- Collected material
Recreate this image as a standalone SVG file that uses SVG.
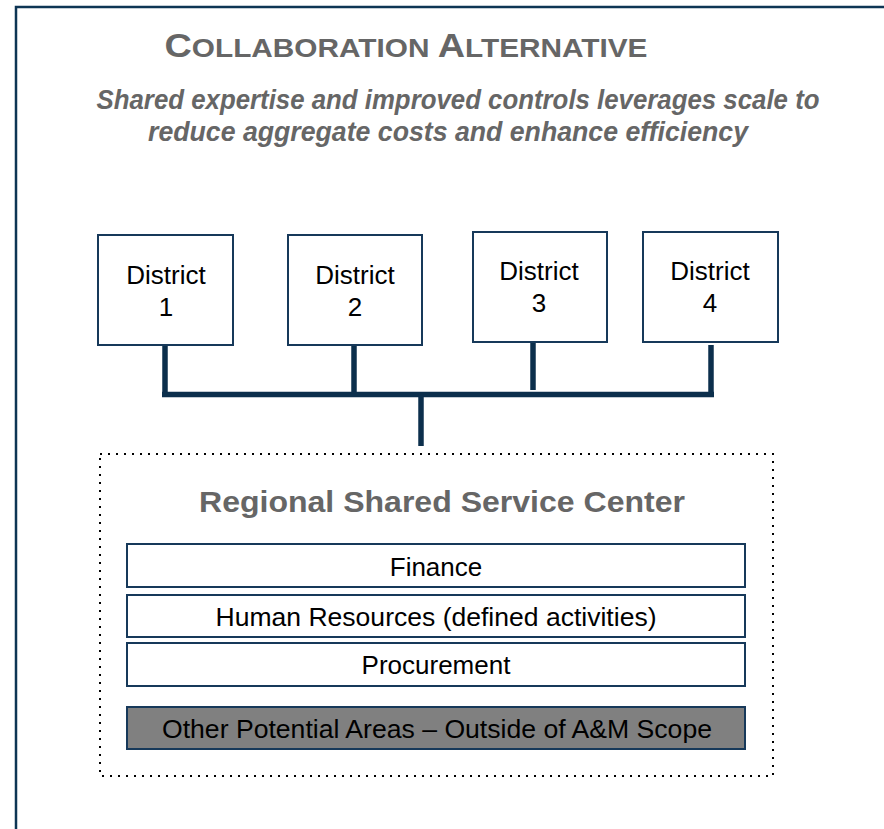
<svg xmlns="http://www.w3.org/2000/svg" width="884" height="829" viewBox="0 0 884 829">
<style>
.frame{fill:none;stroke:#0d3554;stroke-width:2.5}
.box{fill:#ffffff;stroke:#17395a;stroke-width:2}
.gbox{fill:#808080;stroke:#17395a;stroke-width:2}
.dt{font-family:"Liberation Sans",Arial,sans-serif;font-size:26px;fill:#000;text-anchor:middle}
.hd{font-family:"Liberation Sans",Arial,sans-serif;font-weight:bold;fill:#666666;text-anchor:middle}
.conn{stroke:#0c2f4c;stroke-width:5.5;fill:none;stroke-linecap:butt}
</style>
<rect width="884" height="829" fill="#ffffff"/>
<path class="frame" d="M16,829 V7 H884"/>
<text class="hd" x="406" y="57" font-size="33" textLength="483" lengthAdjust="spacingAndGlyphs">C<tspan font-size="26">OLLABORATION </tspan>A<tspan font-size="26">LTERNATIVE</tspan></text>
<text class="hd" x="458" y="109" font-size="27" font-style="italic" textLength="723" lengthAdjust="spacingAndGlyphs">Shared expertise and improved controls leverages scale to</text>
<text class="hd" x="448" y="141" font-size="27" font-style="italic" textLength="600" lengthAdjust="spacingAndGlyphs">reduce aggregate costs and enhance efficiency</text>
<g id="connectors">
<line class="conn" x1="165" y1="345" x2="165" y2="397"/>
<line class="conn" x1="354" y1="345" x2="354" y2="397"/>
<line class="conn" x1="533" y1="342" x2="533" y2="390"/>
<line class="conn" x1="711" y1="345" x2="711" y2="397"/>
<line class="conn" x1="162" y1="394.5" x2="714" y2="394.5"/>
<line class="conn" x1="421" y1="394.5" x2="421" y2="446"/>
</g>
<g id="district1">
<rect class="box" x="98" y="235" width="135" height="110"/>
<text class="dt" x="166" y="284">District</text>
<text class="dt" x="166" y="316">1</text>
</g>
<g id="district2">
<rect class="box" x="288" y="235" width="134" height="110"/>
<text class="dt" x="355" y="284">District</text>
<text class="dt" x="355" y="316">2</text>
</g>
<g id="district3">
<rect class="box" x="473" y="232" width="134" height="110"/>
<text class="dt" x="539" y="280">District</text>
<text class="dt" x="539" y="312">3</text>
</g>
<g id="district4">
<rect class="box" x="643" y="232" width="135" height="110"/>
<text class="dt" x="710" y="280">District</text>
<text class="dt" x="710" y="312">4</text>
</g>
<g id="regional-center">
<rect x="100" y="454" width="673" height="322" fill="none" stroke="#000" stroke-width="2" stroke-dasharray="2,6"/>
<text class="hd" x="442" y="512" font-size="30" textLength="486" lengthAdjust="spacingAndGlyphs">Regional Shared Service Center</text>
</g>
<g id="finance">
<rect class="box" x="127" y="544" width="618" height="43"/>
<text class="dt" x="436" y="576" font-size="25">Finance</text>
</g>
<g id="hr">
<rect class="box" x="127" y="595" width="618" height="42"/>
<text class="dt" x="436" y="626" font-size="25" textLength="441" lengthAdjust="spacingAndGlyphs">Human Resources (defined activities)</text>
</g>
<g id="procurement">
<rect class="box" x="127" y="643" width="618" height="43"/>
<text class="dt" x="436" y="674" font-size="25">Procurement</text>
</g>
<g id="other">
<rect class="gbox" x="127" y="707" width="618" height="42"/>
<text class="dt" x="437" y="738" font-size="25" textLength="550" lengthAdjust="spacingAndGlyphs">Other Potential Areas – Outside of A&amp;M Scope</text>
</g>
</svg>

- Exercise description
Make an exact copy of the listing above. Do not include the pictures.

- The response
Recreate this image as a standalone SVG file that uses SVG.
<svg xmlns="http://www.w3.org/2000/svg" width="884" height="829" viewBox="0 0 884 829">
<style>
.frame{fill:none;stroke:#0d3554;stroke-width:2.5}
.box{fill:#ffffff;stroke:#17395a;stroke-width:2}
.gbox{fill:#808080;stroke:#17395a;stroke-width:2}
.dt{font-family:"Liberation Sans",Arial,sans-serif;font-size:26px;fill:#000;text-anchor:middle}
.hd{font-family:"Liberation Sans",Arial,sans-serif;font-weight:bold;fill:#666666;text-anchor:middle}
.conn{stroke:#0c2f4c;stroke-width:5.5;fill:none;stroke-linecap:butt}
</style>
<rect width="884" height="829" fill="#ffffff"/>
<path class="frame" d="M16,829 V7 H884"/>
<text class="hd" x="406" y="57" font-size="33" textLength="483" lengthAdjust="spacingAndGlyphs">C<tspan font-size="26">OLLABORATION </tspan>A<tspan font-size="26">LTERNATIVE</tspan></text>
<text class="hd" x="458" y="109" font-size="27" font-style="italic" textLength="723" lengthAdjust="spacingAndGlyphs">Shared expertise and improved controls leverages scale to</text>
<text class="hd" x="448" y="141" font-size="27" font-style="italic" textLength="600" lengthAdjust="spacingAndGlyphs">reduce aggregate costs and enhance efficiency</text>
<g id="connectors">
<line class="conn" x1="165" y1="345" x2="165" y2="397"/>
<line class="conn" x1="354" y1="345" x2="354" y2="397"/>
<line class="conn" x1="533" y1="342" x2="533" y2="390"/>
<line class="conn" x1="711" y1="345" x2="711" y2="397"/>
<line class="conn" x1="162" y1="394.5" x2="714" y2="394.5"/>
<line class="conn" x1="421" y1="394.5" x2="421" y2="446"/>
</g>
<g id="district1">
<rect class="box" x="98" y="235" width="135" height="110"/>
<text class="dt" x="166" y="284">District</text>
<text class="dt" x="166" y="316">1</text>
</g>
<g id="district2">
<rect class="box" x="288" y="235" width="134" height="110"/>
<text class="dt" x="355" y="284">District</text>
<text class="dt" x="355" y="316">2</text>
</g>
<g id="district3">
<rect class="box" x="473" y="232" width="134" height="110"/>
<text class="dt" x="539" y="280">District</text>
<text class="dt" x="539" y="312">3</text>
</g>
<g id="district4">
<rect class="box" x="643" y="232" width="135" height="110"/>
<text class="dt" x="710" y="280">District</text>
<text class="dt" x="710" y="312">4</text>
</g>
<g id="regional-center">
<rect x="100" y="454" width="673" height="322" fill="none" stroke="#000" stroke-width="2" stroke-dasharray="2,6"/>
<text class="hd" x="442" y="512" font-size="30" textLength="486" lengthAdjust="spacingAndGlyphs">Regional Shared Service Center</text>
</g>
<g id="finance">
<rect class="box" x="127" y="544" width="618" height="43"/>
<text class="dt" x="436" y="576" font-size="25">Finance</text>
</g>
<g id="hr">
<rect class="box" x="127" y="595" width="618" height="42"/>
<text class="dt" x="436" y="626" font-size="25" textLength="441" lengthAdjust="spacingAndGlyphs">Human Resources (defined activities)</text>
</g>
<g id="procurement">
<rect class="box" x="127" y="643" width="618" height="43"/>
<text class="dt" x="436" y="674" font-size="25">Procurement</text>
</g>
<g id="other">
<rect class="gbox" x="127" y="707" width="618" height="42"/>
<text class="dt" x="437" y="738" font-size="25" textLength="550" lengthAdjust="spacingAndGlyphs">Other Potential Areas – Outside of A&amp;M Scope</text>
</g>
</svg>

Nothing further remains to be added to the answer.